# How long before a MMA fight do you take the gi off?



## Fight with attitude (Mar 5, 2006)

I've heard a lot of people tell me that they train with a gi on all the time and only take it off a few weeks up to their MMA fight.

I'm hopeing this doesn't go into a no gi vs gi debate. I'm just wondering how long people who train in gi's take them off before a fight or if they even take them off at all or train in no gi all the time.


----------



## Shogun (Mar 5, 2006)

You train the techniques in the gi, practice the fight without it. I think if your entering an mma fight, you should practice without it. never heard o a time frame.
some guys don't train the gi in preperation for the fight. they do only when they are practicing jiu0jitsu.


----------



## Eternal Beginner (Mar 5, 2006)

The professional fighters in our gym seem to follow their personal preferences.  Some only train no gi, some do both.  None of our fighters are exclusively gi and then "take it off" just for a fight.

Train like you fight, therefore training without a gi should be regular practice for someone who wants to fight MMA.  Gi practice is valuable, but I don't think there is a rule or time frame that would replace regular, quality no gi training.

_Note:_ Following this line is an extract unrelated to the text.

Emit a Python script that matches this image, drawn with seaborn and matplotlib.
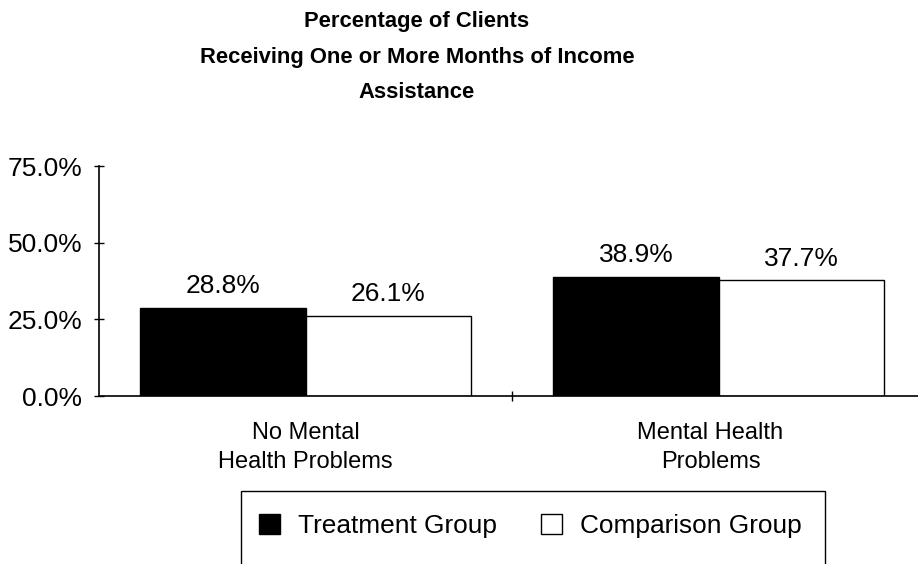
import matplotlib
matplotlib.use("Agg")
import matplotlib.pyplot as plt
import matplotlib.ticker as mticker
import matplotlib.transforms as mtransforms
from matplotlib.patches import Patch, Rectangle
import pandas as pd
import seaborn as sns

# Chart data
categories = ["No Mental\nHealth Problems", "Mental Health\nProblems"]
groups = ["Treatment Group", "Comparison Group"]
treatment = [28.8, 38.9]
comparison = [26.1, 37.7]
yticks = [0, 25, 50, 75]

df = pd.DataFrame({
    "category": categories * 2,
    "group": [groups[0]] * len(categories) + [groups[1]] * len(categories),
    "value": treatment + comparison,
})

sns.set_theme(style="white")
plt.rcParams["font.family"] = ["Liberation Sans", "DejaVu Sans"]

W, H = 918, 564
fig = plt.figure(figsize=(W / 100, H / 100), dpi=100)
ax = fig.add_axes([99 / W, (H - 396) / H, 826 / W, 230 / H])

palette = {groups[0]: "black", groups[1]: "white"}
sns.barplot(data=df, x="category", y="value", hue="group", order=categories,
            hue_order=groups, palette=palette, width=0.8, ax=ax,
            edgecolor="black", linewidth=1.0, legend=False, saturation=1)

# value labels above each bar
for container in ax.containers:
    ax.bar_label(container, labels=[f"{v:.1f}%" for v in container.datavalues],
                 padding=7, fontsize=19, color="black")

ax.set_xlim(-0.5, 1.5)
ax.set_ylim(0, 75)
ax.set_yticks(yticks)
ax.yaxis.set_major_formatter(mticker.FuncFormatter(lambda v, p: f"{v:.1f}%"))
ax.tick_params(axis="y", direction="inout", length=7, width=1, color="black",
               labelsize=19, pad=8.5, left=True)
ax.tick_params(axis="x", length=0, labelsize=17, pad=19)
ax.xaxis.set_minor_locator(mticker.FixedLocator([0.5]))
ax.tick_params(axis="x", which="minor", direction="inout", length=7, width=1,
               color="black", bottom=True)
ax.set_xlabel("")
ax.set_ylabel("")
for lbl in ax.get_xticklabels():
    lbl.set_color("black")
    lbl.set_linespacing(1.4)
for lbl in ax.get_yticklabels():
    lbl.set_color("black")
# the second category label sits a little left of its bar pair
xlabels = ax.get_xticklabels()
xlabels[1].set_transform(xlabels[1].get_transform()
                         + mtransforms.ScaledTranslation(-8 / 100, 0, fig.dpi_scale_trans))

for side in ["top", "right"]:
    ax.spines[side].set_visible(False)
for side in ["left", "bottom"]:
    ax.spines[side].set_color("black")
    ax.spines[side].set_linewidth(1.2)

# title
title_lines = ["Percentage of Clients", "Receiving One or More Months of Income", "Assistance"]
for i, line in enumerate(title_lines):
    fig.text(417 / W, 1 - (22 + 35 * i) / H, line, ha="center", va="center",
             fontsize=15.8, fontweight="bold", color="black")

# legend with a rectangular frame running off the bottom edge
fig.patches.append(Rectangle((241 / W, -10 / H), (825 - 241) / W, (H - 491 + 10) / H,
                             transform=fig.transFigure, facecolor="none",
                             edgecolor="black", linewidth=1.0))
handles = [Patch(facecolor="black", edgecolor="black", label=groups[0]),
           Patch(facecolor="white", edgecolor="black", label=groups[1])]
leg = fig.legend(handles=handles, loc="center left", ncol=2,
                 bbox_to_anchor=(259 / W, 1 - 526 / H), frameon=False,
                 fontsize=18.9, handlelength=0.8, handleheight=0.8,
                 handletextpad=0.68, columnspacing=1.7, borderpad=0,
                 borderaxespad=0)
for t in leg.get_texts():
    t.set_color("black")

fig.savefig("out.png", dpi=100, facecolor="white")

We could get into a huge discussion on the pro's and con's of gi and no gi, but I don't think that is what you are really asking.


----------



## WilliamJ (Mar 7, 2006)

Take it off as soon as possible. You need to train the same as you fight. If you get used to grabbing and holding the gi you will have bad habits for MMA. Gi vs no gi aside if you are in preparations to fight you need to train as a fighter wearing what you will during the fight. This means grappling with your fight gloves on too.


----------



## RoninPimp (Mar 9, 2006)

Definately the sooner, the better.


----------